▶ [Task requirements] Restate the material word for word and leave out anything that is a picture.

[START OF Information shown]

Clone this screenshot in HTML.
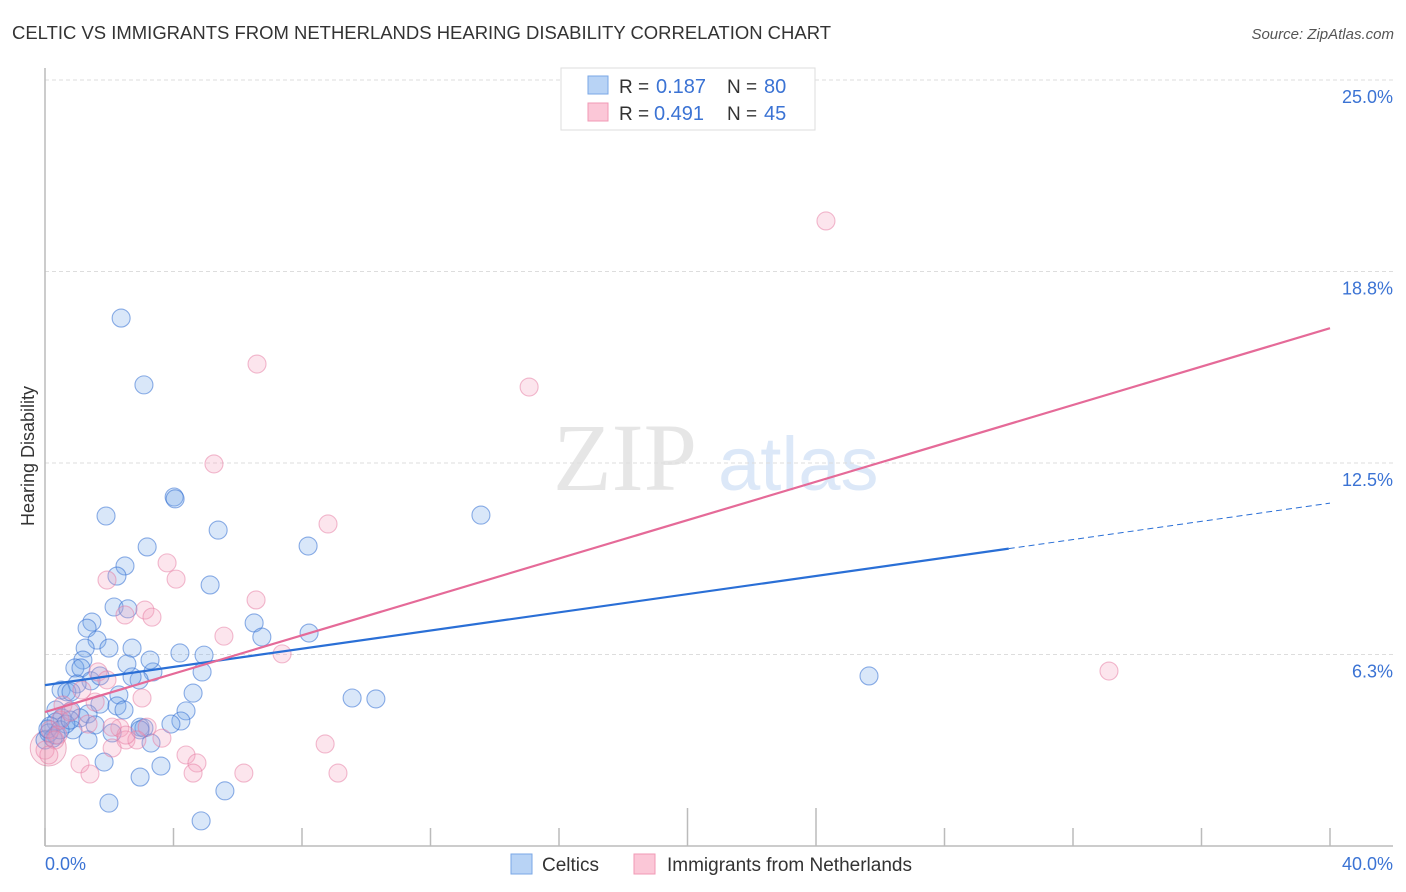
<!DOCTYPE html>
<html><head><meta charset="utf-8"><style>
body{margin:0;background:#fff;font-family:"Liberation Sans",sans-serif}
</style></head><body>
<svg id="chart" width="1406" height="892" xmlns="http://www.w3.org/2000/svg" style="display:block;font-family:'Liberation Sans',sans-serif">
<text x="12" y="39" font-size="18" fill="#333" textLength="819" lengthAdjust="spacingAndGlyphs">CELTIC VS IMMIGRANTS FROM NETHERLANDS HEARING DISABILITY CORRELATION CHART</text>
<text x="1394" y="39" font-size="15" fill="#555" text-anchor="end" font-style="italic">Source: ZipAtlas.com</text>
<g>
<text x="553" y="490" font-size="96" fill="#e6e6e6" font-family="Liberation Serif,serif">ZIP</text>
<text x="718" y="490" font-size="76" fill="#dce8f8">atlas</text>
</g>
<g id="grid"></g>
<line x1="45" y1="68" x2="45" y2="846" stroke="#bbb" stroke-width="1.5"/>
<line x1="45" y1="846" x2="1393" y2="846" stroke="#bbb" stroke-width="1.5"/>
<g id="xticks"></g>
<g id="ylabels"></g>
<text x="45" y="870" font-size="18" fill="#3b73d4">0.0%</text>
<text x="1393" y="870" font-size="18" fill="#3b73d4" text-anchor="end">40.0%</text>
<text transform="translate(34,456) rotate(-90)" font-size="18" fill="#333" text-anchor="middle">Hearing Disability</text>
<g id="pts"></g>
<g id="trends"></g>
<g>
<rect x="561" y="68" width="254" height="62" fill="#fff" stroke="#ddd"/>
<rect x="588" y="76" width="20" height="18" fill="#b8d3f5" stroke="#7aa7e6"/>
<rect x="588" y="103" width="20" height="18" fill="#fbc7d7" stroke="#f09ab5"/>
<text x="619" y="93" font-size="19" fill="#333">R =</text>
<text x="656" y="93" font-size="20" fill="#3b73d4">0.187</text>
<text x="727" y="93" font-size="19" fill="#333">N =</text>
<text x="764" y="93" font-size="20" fill="#3b73d4">80</text>
<text x="619" y="120" font-size="19" fill="#333">R =</text>
<text x="654" y="120" font-size="20" fill="#3b73d4">0.491</text>
<text x="727" y="120" font-size="19" fill="#333">N =</text>
<text x="764" y="120" font-size="20" fill="#3b73d4">45</text>
</g>
<g>
<rect x="511" y="854" width="21" height="20" fill="#b8d3f5" stroke="#7aa7e6"/>
<text x="542" y="871" font-size="19" fill="#333">Celtics</text></g>
<g>
<rect x="634" y="854" width="21" height="20" fill="#fbc7d7" stroke="#f09ab5"/>
<text x="667" y="871" font-size="19" fill="#333">Immigrants from Netherlands</text></g>
</svg>
<script>
const blueX=[2.37,3.08,4.02,4.05,1.90,5.39,3.18,8.19,13.57,2.49,2.24,5.14,2.15,2.58,1.46,1.31,6.51,6.75,8.22,1.62,1.25,1.99,2.71,4.20,4.95,1.18,0.93,1.12,2.55,3.36,4.89,25.65,2.93,1.43,1.00,0.50,0.68,0.81,2.30,4.61,9.56,10.30,1.71,2.24,4.39,0.34,0.81,1.34,2.46,0.53,1.09,4.23,3.92,2.96,3.08,0.34,1.56,0.16,0.87,2.09,3.30,1.34,0.34,0.12,1.84,3.61,2.96,5.60,1.99,4.86,2.96,0,0.25,0.65,0.09,0.47,2.71,3.27,1.71,0.78];
const blueY=[17.23,15.05,11.39,11.33,10.77,10.31,9.76,9.79,10.80,9.14,8.81,8.52,7.80,7.74,7.31,7.11,7.28,6.82,6.95,6.72,6.46,6.46,6.46,6.30,6.23,6.07,5.81,5.81,5.94,5.68,5.68,5.55,5.42,5.39,5.29,5.09,5.03,5.03,4.93,4.99,4.83,4.80,4.63,4.57,4.41,4.44,4.41,4.31,4.44,4.18,4.18,4.08,3.98,3.88,3.85,4.05,3.95,3.92,3.79,3.69,3.36,3.46,3.62,3.69,2.74,2.61,2.25,1.80,1.40,0.82,3.79,3.46,3.52,3.98,3.82,3.79,5.52,6.07,5.55,4.11];
const pinkX=[24.31,6.60,15.07,5.26,8.81,3.80,1.93,4.08,3.11,6.57,2.49,3.33,5.57,7.38,33.12,1.65,1.93,1.15,3.02,0.56,1.56,2.33,3.18,2.52,2.86,3.64,0.16,0.40,0.31,0,0.12,2.09,8.72,4.39,4.73,4.61,1.09,1.40,6.19,9.12,1.34,0.47,0.78,2.52,2.09];
const pinkY=[20.40,15.73,14.98,12.47,10.51,9.24,8.68,8.71,7.70,8.03,7.54,7.47,6.85,6.27,5.71,5.68,5.42,5.09,4.83,4.60,4.70,3.85,3.88,3.46,3.46,3.52,3.79,3.62,3.46,3.13,2.97,3.20,3.33,2.97,2.71,2.38,2.68,2.35,2.38,2.38,3.98,4.11,4.37,3.62,3.88];
const blueTrend=[5.25,11.19]; const blueSolidEnd=30.0;
const pinkTrend=[4.37,16.9];
const yTicks=[6.25,12.5,18.75,25]; const yTickLabels=["6.3%","12.5%","18.8%","25.0%"];
const xTicks=[0,4,8,12,16,20,24,28,32,36,40];
const NS="http://www.w3.org/2000/svg";
const sx=v=>45+v*32.125, sy=v=>846-v*30.64;
function mk(t,a,p){const e=document.createElementNS(NS,t);for(const k in a)e.setAttribute(k,a[k]);p.appendChild(e);return e;}
const grid=document.getElementById('grid'),yl=document.getElementById('ylabels'),xt=document.getElementById('xticks');
yTicks.forEach((v,i)=>{const l=mk('line',{x1:45,x2:1393,y1:sy(v),y2:sy(v),stroke:'#ddd','stroke-dasharray':'4,3'},grid);


const t=mk('text',{x:1393,y:sy(v)+23,'font-size':18,fill:'#3b73d4','text-anchor':'end'},yl);t.textContent=yTickLabels[i];

});
xTicks.forEach((v,i)=>{const l=mk('line',{x1:sx(v),x2:sx(v),y1:(i===5||i===6)?808:828,y2:846,stroke:'#bbb','stroke-width':1.5},xt);

});
const pts=document.getElementById('pts');
const big=mk('circle',{cx:sx(0.1),cy:sy(3.2),r:18,fill:'rgba(240,150,180,0.25)',stroke:'rgba(220,110,150,0.5)'},pts);


blueX.forEach((x,i)=>{const c=mk('circle',{cx:sx(x),cy:sy(blueY[i]),r:9,fill:'rgba(120,170,235,0.28)',stroke:'rgba(50,110,210,0.55)','stroke-width':1.1},pts);

});
pinkX.forEach((x,i)=>{const c=mk('circle',{cx:sx(x),cy:sy(pinkY[i]),r:9,fill:'rgba(245,160,190,0.28)',stroke:'rgba(230,120,160,0.5)','stroke-width':1.1},pts);

});
const tr=document.getElementById('trends');
const by=x=>blueTrend[0]+(blueTrend[1]-blueTrend[0])*x/40;
let l1=mk('line',{x1:sx(0),y1:sy(by(0)),x2:sx(blueSolidEnd),y2:sy(by(blueSolidEnd)),stroke:'#2a6fd6','stroke-width':2.2},tr);


let l2=mk('line',{x1:sx(blueSolidEnd),y1:sy(by(blueSolidEnd)),x2:sx(40),y2:sy(by(40)),stroke:'#2a6fd6','stroke-width':1,'stroke-dasharray':'6,4'},tr);


let l3=mk('line',{x1:sx(0),y1:sy(pinkTrend[0]),x2:sx(40),y2:sy(pinkTrend[1]),stroke:'#e56a98','stroke-width':2.2},tr);


</script>
</body></html>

[END OF Information shown]

▶ [Problem solution]
Clone this screenshot in HTML.
<!DOCTYPE html>
<html><head><meta charset="utf-8"><style>
body{margin:0;background:#fff;font-family:"Liberation Sans",sans-serif}
</style></head><body>
<svg id="chart" width="1406" height="892" xmlns="http://www.w3.org/2000/svg" style="display:block;font-family:'Liberation Sans',sans-serif">
<text x="12" y="39" font-size="18" fill="#333" textLength="819" lengthAdjust="spacingAndGlyphs">CELTIC VS IMMIGRANTS FROM NETHERLANDS HEARING DISABILITY CORRELATION CHART</text>
<text x="1394" y="39" font-size="15" fill="#555" text-anchor="end" font-style="italic">Source: ZipAtlas.com</text>
<g>
<text x="553" y="490" font-size="96" fill="#e6e6e6" font-family="Liberation Serif,serif">ZIP</text>
<text x="718" y="490" font-size="76" fill="#dce8f8">atlas</text>
</g>
<g id="grid"></g>
<line x1="45" y1="68" x2="45" y2="846" stroke="#bbb" stroke-width="1.5"/>
<line x1="45" y1="846" x2="1393" y2="846" stroke="#bbb" stroke-width="1.5"/>
<g id="xticks"></g>
<g id="ylabels"></g>
<text x="45" y="870" font-size="18" fill="#3b73d4">0.0%</text>
<text x="1393" y="870" font-size="18" fill="#3b73d4" text-anchor="end">40.0%</text>
<text transform="translate(34,456) rotate(-90)" font-size="18" fill="#333" text-anchor="middle">Hearing Disability</text>
<g id="pts"></g>
<g id="trends"></g>
<g>
<rect x="561" y="68" width="254" height="62" fill="#fff" stroke="#ddd"/>
<rect x="588" y="76" width="20" height="18" fill="#b8d3f5" stroke="#7aa7e6"/>
<rect x="588" y="103" width="20" height="18" fill="#fbc7d7" stroke="#f09ab5"/>
<text x="619" y="93" font-size="19" fill="#333">R =</text>
<text x="656" y="93" font-size="20" fill="#3b73d4">0.187</text>
<text x="727" y="93" font-size="19" fill="#333">N =</text>
<text x="764" y="93" font-size="20" fill="#3b73d4">80</text>
<text x="619" y="120" font-size="19" fill="#333">R =</text>
<text x="654" y="120" font-size="20" fill="#3b73d4">0.491</text>
<text x="727" y="120" font-size="19" fill="#333">N =</text>
<text x="764" y="120" font-size="20" fill="#3b73d4">45</text>
</g>
<g>
<rect x="511" y="854" width="21" height="20" fill="#b8d3f5" stroke="#7aa7e6"/>
<text x="542" y="871" font-size="19" fill="#333">Celtics</text></g>
<g>
<rect x="634" y="854" width="21" height="20" fill="#fbc7d7" stroke="#f09ab5"/>
<text x="667" y="871" font-size="19" fill="#333">Immigrants from Netherlands</text></g>
</svg>
<script>
const blueX=[2.37,3.08,4.02,4.05,1.90,5.39,3.18,8.19,13.57,2.49,2.24,5.14,2.15,2.58,1.46,1.31,6.51,6.75,8.22,1.62,1.25,1.99,2.71,4.20,4.95,1.18,0.93,1.12,2.55,3.36,4.89,25.65,2.93,1.43,1.00,0.50,0.68,0.81,2.30,4.61,9.56,10.30,1.71,2.24,4.39,0.34,0.81,1.34,2.46,0.53,1.09,4.23,3.92,2.96,3.08,0.34,1.56,0.16,0.87,2.09,3.30,1.34,0.34,0.12,1.84,3.61,2.96,5.60,1.99,4.86,2.96,0,0.25,0.65,0.09,0.47,2.71,3.27,1.71,0.78];
const blueY=[17.23,15.05,11.39,11.33,10.77,10.31,9.76,9.79,10.80,9.14,8.81,8.52,7.80,7.74,7.31,7.11,7.28,6.82,6.95,6.72,6.46,6.46,6.46,6.30,6.23,6.07,5.81,5.81,5.94,5.68,5.68,5.55,5.42,5.39,5.29,5.09,5.03,5.03,4.93,4.99,4.83,4.80,4.63,4.57,4.41,4.44,4.41,4.31,4.44,4.18,4.18,4.08,3.98,3.88,3.85,4.05,3.95,3.92,3.79,3.69,3.36,3.46,3.62,3.69,2.74,2.61,2.25,1.80,1.40,0.82,3.79,3.46,3.52,3.98,3.82,3.79,5.52,6.07,5.55,4.11];
const pinkX=[24.31,6.60,15.07,5.26,8.81,3.80,1.93,4.08,3.11,6.57,2.49,3.33,5.57,7.38,33.12,1.65,1.93,1.15,3.02,0.56,1.56,2.33,3.18,2.52,2.86,3.64,0.16,0.40,0.31,0,0.12,2.09,8.72,4.39,4.73,4.61,1.09,1.40,6.19,9.12,1.34,0.47,0.78,2.52,2.09];
const pinkY=[20.40,15.73,14.98,12.47,10.51,9.24,8.68,8.71,7.70,8.03,7.54,7.47,6.85,6.27,5.71,5.68,5.42,5.09,4.83,4.60,4.70,3.85,3.88,3.46,3.46,3.52,3.79,3.62,3.46,3.13,2.97,3.20,3.33,2.97,2.71,2.38,2.68,2.35,2.38,2.38,3.98,4.11,4.37,3.62,3.88];
const blueTrend=[5.25,11.19]; const blueSolidEnd=30.0;
const pinkTrend=[4.37,16.9];
const yTicks=[6.25,12.5,18.75,25]; const yTickLabels=["6.3%","12.5%","18.8%","25.0%"];
const xTicks=[0,4,8,12,16,20,24,28,32,36,40];
const NS="http://www.w3.org/2000/svg";
const sx=v=>45+v*32.125, sy=v=>846-v*30.64;
function mk(t,a,p){const e=document.createElementNS(NS,t);for(const k in a)e.setAttribute(k,a[k]);p.appendChild(e);return e;}
const grid=document.getElementById('grid'),yl=document.getElementById('ylabels'),xt=document.getElementById('xticks');
yTicks.forEach((v,i)=>{const l=mk('line',{x1:45,x2:1393,y1:sy(v),y2:sy(v),stroke:'#ddd','stroke-dasharray':'4,3'},grid);


const t=mk('text',{x:1393,y:sy(v)+23,'font-size':18,fill:'#3b73d4','text-anchor':'end'},yl);t.textContent=yTickLabels[i];

});
xTicks.forEach((v,i)=>{const l=mk('line',{x1:sx(v),x2:sx(v),y1:(i===5||i===6)?808:828,y2:846,stroke:'#bbb','stroke-width':1.5},xt);

});
const pts=document.getElementById('pts');
const big=mk('circle',{cx:sx(0.1),cy:sy(3.2),r:18,fill:'rgba(240,150,180,0.25)',stroke:'rgba(220,110,150,0.5)'},pts);


blueX.forEach((x,i)=>{const c=mk('circle',{cx:sx(x),cy:sy(blueY[i]),r:9,fill:'rgba(120,170,235,0.28)',stroke:'rgba(50,110,210,0.55)','stroke-width':1.1},pts);

});
pinkX.forEach((x,i)=>{const c=mk('circle',{cx:sx(x),cy:sy(pinkY[i]),r:9,fill:'rgba(245,160,190,0.28)',stroke:'rgba(230,120,160,0.5)','stroke-width':1.1},pts);

});
const tr=document.getElementById('trends');
const by=x=>blueTrend[0]+(blueTrend[1]-blueTrend[0])*x/40;
let l1=mk('line',{x1:sx(0),y1:sy(by(0)),x2:sx(blueSolidEnd),y2:sy(by(blueSolidEnd)),stroke:'#2a6fd6','stroke-width':2.2},tr);


let l2=mk('line',{x1:sx(blueSolidEnd),y1:sy(by(blueSolidEnd)),x2:sx(40),y2:sy(by(40)),stroke:'#2a6fd6','stroke-width':1,'stroke-dasharray':'6,4'},tr);


let l3=mk('line',{x1:sx(0),y1:sy(pinkTrend[0]),x2:sx(40),y2:sy(pinkTrend[1]),stroke:'#e56a98','stroke-width':2.2},tr);


</script>
</body></html>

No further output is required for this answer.